━━ Information provided ━━

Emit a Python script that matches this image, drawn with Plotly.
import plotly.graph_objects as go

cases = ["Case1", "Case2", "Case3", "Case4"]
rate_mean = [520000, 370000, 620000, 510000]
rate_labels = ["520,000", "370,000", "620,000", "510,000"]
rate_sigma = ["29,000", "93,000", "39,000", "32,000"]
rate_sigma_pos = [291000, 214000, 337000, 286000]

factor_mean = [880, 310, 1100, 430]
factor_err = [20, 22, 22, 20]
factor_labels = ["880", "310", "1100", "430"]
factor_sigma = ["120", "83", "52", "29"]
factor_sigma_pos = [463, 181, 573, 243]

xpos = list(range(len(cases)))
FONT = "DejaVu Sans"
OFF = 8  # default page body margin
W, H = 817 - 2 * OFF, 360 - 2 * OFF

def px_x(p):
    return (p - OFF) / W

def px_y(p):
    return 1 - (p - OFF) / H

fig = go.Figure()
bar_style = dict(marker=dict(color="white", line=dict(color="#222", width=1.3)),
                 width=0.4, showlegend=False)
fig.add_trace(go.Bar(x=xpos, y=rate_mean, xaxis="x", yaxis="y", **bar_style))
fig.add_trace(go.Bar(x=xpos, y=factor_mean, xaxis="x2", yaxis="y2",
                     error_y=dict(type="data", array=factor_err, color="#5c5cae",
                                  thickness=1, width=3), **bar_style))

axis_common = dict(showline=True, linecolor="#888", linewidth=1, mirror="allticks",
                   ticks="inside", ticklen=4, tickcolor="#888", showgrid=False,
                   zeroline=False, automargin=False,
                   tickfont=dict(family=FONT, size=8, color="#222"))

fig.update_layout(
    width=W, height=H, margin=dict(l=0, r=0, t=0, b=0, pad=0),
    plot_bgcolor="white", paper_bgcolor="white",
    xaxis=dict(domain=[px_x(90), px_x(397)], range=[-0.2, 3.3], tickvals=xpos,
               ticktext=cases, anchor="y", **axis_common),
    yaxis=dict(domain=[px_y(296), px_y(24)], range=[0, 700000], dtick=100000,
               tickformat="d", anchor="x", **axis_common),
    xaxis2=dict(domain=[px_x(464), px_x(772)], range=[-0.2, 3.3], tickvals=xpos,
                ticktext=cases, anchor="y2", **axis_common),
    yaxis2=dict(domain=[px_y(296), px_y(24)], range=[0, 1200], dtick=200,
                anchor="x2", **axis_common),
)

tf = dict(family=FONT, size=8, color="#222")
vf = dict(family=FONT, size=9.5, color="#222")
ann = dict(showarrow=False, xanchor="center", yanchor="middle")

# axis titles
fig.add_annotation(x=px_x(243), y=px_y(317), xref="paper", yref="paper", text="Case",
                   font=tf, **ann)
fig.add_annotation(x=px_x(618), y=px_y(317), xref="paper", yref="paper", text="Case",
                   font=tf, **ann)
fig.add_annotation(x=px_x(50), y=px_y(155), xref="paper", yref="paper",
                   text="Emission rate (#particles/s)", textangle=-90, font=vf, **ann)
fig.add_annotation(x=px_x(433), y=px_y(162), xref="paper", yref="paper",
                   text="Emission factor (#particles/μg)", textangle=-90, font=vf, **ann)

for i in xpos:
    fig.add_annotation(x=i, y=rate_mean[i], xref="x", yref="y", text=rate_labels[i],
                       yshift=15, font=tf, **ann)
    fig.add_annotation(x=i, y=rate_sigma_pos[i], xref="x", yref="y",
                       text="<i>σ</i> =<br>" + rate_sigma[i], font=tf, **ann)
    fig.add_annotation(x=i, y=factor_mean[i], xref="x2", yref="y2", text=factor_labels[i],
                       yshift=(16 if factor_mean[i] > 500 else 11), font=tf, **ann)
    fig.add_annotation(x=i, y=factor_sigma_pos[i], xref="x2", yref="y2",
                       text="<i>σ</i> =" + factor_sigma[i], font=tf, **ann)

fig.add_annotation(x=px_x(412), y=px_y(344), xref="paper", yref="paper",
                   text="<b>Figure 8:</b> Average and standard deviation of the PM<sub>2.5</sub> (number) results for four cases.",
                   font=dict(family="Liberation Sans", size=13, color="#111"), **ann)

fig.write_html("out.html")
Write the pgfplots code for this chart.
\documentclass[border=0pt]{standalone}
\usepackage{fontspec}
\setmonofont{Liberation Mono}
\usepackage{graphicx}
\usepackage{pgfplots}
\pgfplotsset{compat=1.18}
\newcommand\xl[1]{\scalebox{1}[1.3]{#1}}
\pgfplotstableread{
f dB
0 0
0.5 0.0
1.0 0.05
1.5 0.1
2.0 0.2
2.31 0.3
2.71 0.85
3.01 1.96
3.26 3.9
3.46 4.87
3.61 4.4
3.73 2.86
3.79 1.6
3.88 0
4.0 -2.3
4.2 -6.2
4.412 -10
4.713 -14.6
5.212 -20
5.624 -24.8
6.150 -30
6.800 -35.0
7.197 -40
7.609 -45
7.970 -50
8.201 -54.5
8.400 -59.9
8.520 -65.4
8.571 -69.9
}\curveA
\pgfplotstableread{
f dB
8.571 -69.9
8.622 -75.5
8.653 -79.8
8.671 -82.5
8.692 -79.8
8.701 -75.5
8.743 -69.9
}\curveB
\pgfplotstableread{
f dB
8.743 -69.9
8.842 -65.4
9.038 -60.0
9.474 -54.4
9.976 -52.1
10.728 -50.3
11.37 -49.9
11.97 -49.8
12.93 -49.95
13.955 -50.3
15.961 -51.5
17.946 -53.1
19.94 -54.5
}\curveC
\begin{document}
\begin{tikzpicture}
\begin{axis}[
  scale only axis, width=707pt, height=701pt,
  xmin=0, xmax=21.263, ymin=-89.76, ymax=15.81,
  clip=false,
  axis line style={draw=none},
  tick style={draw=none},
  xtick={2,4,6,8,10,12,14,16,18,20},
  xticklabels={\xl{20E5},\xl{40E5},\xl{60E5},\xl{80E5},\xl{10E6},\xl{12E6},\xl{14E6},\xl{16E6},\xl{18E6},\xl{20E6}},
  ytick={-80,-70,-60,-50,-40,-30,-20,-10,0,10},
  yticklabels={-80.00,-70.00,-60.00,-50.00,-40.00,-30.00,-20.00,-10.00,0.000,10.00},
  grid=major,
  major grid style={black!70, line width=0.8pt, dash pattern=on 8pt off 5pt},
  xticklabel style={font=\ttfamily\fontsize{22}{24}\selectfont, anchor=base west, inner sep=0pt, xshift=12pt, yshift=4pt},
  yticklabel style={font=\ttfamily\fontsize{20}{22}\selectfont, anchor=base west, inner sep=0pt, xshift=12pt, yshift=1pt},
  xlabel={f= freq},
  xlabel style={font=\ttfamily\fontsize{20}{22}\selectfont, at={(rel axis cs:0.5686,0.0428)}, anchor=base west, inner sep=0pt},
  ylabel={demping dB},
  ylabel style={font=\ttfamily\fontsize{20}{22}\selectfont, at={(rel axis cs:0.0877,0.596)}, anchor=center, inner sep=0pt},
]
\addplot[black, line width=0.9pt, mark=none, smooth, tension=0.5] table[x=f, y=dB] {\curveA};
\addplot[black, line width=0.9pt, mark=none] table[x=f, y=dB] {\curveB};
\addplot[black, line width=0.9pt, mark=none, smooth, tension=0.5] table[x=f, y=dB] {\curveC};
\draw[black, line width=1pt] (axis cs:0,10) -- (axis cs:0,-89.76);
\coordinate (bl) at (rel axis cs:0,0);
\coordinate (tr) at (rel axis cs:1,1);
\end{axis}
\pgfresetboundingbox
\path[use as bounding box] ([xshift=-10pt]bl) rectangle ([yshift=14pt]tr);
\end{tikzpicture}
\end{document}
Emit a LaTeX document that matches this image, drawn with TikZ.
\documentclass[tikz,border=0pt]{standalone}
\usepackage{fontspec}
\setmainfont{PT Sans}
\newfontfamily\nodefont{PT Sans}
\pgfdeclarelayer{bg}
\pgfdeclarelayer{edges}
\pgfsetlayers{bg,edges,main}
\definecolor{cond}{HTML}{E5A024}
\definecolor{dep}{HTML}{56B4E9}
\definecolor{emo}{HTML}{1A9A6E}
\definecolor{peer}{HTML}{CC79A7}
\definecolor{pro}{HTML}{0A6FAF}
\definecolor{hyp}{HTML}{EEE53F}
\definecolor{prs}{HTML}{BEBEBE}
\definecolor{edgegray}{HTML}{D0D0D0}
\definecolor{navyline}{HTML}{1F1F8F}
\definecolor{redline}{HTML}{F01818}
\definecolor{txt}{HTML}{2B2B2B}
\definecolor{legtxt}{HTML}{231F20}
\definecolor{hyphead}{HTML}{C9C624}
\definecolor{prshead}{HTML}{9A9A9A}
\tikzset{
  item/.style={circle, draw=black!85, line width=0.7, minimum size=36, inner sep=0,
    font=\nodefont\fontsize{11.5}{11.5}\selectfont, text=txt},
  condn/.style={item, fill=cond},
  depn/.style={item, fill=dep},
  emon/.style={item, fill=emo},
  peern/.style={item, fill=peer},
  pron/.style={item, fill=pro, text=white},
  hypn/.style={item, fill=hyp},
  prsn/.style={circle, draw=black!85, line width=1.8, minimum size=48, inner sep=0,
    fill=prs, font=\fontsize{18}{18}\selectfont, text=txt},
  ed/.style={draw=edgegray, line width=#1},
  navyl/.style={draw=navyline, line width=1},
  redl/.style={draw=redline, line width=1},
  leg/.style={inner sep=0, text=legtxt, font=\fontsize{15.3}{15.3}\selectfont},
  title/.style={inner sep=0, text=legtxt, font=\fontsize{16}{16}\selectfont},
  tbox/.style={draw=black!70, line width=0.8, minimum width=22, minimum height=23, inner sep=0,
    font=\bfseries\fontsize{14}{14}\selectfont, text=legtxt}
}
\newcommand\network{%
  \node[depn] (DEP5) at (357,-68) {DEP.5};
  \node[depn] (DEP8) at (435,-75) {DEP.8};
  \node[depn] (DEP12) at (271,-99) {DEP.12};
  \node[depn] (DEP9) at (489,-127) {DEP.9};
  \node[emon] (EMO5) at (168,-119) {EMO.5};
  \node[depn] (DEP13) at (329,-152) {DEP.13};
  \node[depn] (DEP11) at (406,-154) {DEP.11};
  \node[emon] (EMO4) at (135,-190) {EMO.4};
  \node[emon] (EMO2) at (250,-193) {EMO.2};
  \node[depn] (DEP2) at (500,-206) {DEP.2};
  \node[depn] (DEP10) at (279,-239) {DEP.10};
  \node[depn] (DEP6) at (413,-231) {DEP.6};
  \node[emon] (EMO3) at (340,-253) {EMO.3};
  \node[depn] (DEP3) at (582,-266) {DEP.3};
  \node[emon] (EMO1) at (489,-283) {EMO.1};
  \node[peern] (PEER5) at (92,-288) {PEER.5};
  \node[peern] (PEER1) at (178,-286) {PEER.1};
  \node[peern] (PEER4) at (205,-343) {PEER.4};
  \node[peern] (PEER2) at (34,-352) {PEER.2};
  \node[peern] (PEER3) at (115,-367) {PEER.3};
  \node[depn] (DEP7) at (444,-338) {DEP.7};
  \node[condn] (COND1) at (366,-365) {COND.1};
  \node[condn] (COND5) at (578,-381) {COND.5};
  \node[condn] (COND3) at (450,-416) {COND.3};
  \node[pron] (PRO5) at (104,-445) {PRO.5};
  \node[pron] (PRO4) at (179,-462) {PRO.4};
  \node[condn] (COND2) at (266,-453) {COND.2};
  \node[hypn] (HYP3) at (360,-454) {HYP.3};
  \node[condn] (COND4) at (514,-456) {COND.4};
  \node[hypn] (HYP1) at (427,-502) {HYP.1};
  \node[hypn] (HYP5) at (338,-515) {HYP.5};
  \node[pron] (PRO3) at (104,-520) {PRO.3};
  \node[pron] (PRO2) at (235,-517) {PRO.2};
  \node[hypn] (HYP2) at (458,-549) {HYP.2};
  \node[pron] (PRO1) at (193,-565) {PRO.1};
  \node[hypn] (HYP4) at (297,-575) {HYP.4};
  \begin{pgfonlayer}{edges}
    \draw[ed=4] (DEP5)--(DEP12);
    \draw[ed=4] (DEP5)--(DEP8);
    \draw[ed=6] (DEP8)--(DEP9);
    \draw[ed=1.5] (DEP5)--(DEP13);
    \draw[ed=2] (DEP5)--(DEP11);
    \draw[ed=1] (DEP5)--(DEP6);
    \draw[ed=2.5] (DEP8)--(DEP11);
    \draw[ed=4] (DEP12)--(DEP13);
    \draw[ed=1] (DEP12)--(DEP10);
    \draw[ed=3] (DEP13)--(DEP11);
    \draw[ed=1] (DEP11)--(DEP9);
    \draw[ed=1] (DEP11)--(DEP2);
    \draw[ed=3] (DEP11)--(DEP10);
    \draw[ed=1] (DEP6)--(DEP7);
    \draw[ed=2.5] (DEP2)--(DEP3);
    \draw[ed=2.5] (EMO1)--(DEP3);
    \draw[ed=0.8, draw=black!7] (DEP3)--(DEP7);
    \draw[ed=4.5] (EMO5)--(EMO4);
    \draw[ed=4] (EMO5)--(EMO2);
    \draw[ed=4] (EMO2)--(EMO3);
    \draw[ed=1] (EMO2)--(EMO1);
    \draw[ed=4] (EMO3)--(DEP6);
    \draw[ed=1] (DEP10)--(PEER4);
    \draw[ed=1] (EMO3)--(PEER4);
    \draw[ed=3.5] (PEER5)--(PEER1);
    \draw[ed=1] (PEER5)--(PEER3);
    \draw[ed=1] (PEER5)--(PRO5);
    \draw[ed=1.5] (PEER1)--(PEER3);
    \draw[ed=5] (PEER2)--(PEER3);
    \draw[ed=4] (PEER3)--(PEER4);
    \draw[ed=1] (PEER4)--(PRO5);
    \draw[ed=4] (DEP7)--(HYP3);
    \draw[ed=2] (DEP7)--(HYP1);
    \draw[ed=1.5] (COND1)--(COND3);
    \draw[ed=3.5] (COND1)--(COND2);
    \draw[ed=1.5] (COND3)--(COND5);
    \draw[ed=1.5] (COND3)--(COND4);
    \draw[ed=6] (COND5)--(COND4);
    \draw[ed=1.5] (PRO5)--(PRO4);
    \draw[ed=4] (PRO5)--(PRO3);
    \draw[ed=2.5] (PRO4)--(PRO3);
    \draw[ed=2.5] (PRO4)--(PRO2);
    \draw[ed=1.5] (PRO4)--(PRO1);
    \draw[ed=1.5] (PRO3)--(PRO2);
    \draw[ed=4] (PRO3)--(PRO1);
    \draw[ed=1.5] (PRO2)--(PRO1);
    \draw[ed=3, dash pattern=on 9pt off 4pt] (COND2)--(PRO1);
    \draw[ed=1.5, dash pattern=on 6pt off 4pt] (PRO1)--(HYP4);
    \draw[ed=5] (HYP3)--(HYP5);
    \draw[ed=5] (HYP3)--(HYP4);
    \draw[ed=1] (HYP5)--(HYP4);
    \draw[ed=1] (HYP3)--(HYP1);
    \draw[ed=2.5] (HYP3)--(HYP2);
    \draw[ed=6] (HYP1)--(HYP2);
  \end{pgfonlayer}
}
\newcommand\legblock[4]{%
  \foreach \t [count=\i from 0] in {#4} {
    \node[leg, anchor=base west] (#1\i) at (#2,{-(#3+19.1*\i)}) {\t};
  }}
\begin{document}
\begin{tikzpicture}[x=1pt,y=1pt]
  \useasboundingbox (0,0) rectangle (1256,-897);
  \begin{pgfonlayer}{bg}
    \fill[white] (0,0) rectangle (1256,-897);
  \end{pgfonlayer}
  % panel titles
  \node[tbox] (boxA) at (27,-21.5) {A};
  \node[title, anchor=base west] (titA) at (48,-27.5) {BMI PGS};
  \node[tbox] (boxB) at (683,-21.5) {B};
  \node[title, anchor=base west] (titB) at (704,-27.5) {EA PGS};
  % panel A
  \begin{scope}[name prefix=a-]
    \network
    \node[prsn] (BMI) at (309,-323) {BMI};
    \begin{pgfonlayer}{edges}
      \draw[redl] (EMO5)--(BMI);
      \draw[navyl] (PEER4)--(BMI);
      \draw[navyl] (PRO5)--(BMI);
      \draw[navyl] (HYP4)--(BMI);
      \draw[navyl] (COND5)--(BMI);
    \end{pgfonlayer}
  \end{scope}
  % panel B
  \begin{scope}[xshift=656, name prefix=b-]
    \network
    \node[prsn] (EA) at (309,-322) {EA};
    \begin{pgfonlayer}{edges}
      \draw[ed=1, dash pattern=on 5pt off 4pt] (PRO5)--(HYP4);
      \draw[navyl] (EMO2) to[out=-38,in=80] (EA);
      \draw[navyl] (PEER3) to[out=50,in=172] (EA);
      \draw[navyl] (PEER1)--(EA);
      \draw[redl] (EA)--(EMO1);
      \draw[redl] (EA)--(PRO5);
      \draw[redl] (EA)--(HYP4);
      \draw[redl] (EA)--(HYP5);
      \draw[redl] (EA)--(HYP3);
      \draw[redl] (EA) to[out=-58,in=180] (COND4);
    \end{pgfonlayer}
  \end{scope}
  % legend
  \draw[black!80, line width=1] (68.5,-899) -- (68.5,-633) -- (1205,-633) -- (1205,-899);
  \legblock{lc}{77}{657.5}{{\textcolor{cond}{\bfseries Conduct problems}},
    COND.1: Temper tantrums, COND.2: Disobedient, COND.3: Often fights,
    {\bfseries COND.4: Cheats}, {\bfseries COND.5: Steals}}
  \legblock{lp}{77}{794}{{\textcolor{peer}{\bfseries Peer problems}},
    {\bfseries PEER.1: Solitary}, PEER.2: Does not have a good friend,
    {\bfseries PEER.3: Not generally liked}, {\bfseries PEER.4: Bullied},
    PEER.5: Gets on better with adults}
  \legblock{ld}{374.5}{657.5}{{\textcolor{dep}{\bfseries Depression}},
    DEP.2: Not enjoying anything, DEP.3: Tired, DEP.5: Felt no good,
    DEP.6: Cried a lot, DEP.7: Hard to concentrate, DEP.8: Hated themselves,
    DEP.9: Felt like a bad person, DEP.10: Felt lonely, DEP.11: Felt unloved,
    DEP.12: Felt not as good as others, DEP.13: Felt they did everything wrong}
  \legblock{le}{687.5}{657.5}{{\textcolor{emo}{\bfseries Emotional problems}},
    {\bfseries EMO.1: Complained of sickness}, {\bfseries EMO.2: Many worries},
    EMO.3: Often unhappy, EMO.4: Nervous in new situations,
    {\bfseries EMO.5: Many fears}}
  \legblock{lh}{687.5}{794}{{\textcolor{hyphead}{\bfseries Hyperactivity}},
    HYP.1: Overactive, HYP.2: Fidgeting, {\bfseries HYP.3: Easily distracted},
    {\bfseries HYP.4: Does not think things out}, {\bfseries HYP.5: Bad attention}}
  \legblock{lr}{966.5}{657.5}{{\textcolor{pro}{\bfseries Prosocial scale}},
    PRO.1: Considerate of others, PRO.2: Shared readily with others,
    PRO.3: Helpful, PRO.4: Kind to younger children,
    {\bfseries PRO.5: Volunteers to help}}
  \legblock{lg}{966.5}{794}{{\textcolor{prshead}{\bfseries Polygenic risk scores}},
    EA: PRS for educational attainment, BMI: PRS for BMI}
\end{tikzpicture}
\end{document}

━━━

### Written exercise
Give the lines again, exactly as they stand, from the beginning of the data through the line with "return 1 - (p - OFF) / H".

### The solution
Emit a Python script that matches this image, drawn with Plotly.
import plotly.graph_objects as go

cases = ["Case1", "Case2", "Case3", "Case4"]
rate_mean = [520000, 370000, 620000, 510000]
rate_labels = ["520,000", "370,000", "620,000", "510,000"]
rate_sigma = ["29,000", "93,000", "39,000", "32,000"]
rate_sigma_pos = [291000, 214000, 337000, 286000]

factor_mean = [880, 310, 1100, 430]
factor_err = [20, 22, 22, 20]
factor_labels = ["880", "310", "1100", "430"]
factor_sigma = ["120", "83", "52", "29"]
factor_sigma_pos = [463, 181, 573, 243]

xpos = list(range(len(cases)))
FONT = "DejaVu Sans"
OFF = 8  # default page body margin
W, H = 817 - 2 * OFF, 360 - 2 * OFF

def px_x(p):
    return (p - OFF) / W

def px_y(p):
    return 1 - (p - OFF) / H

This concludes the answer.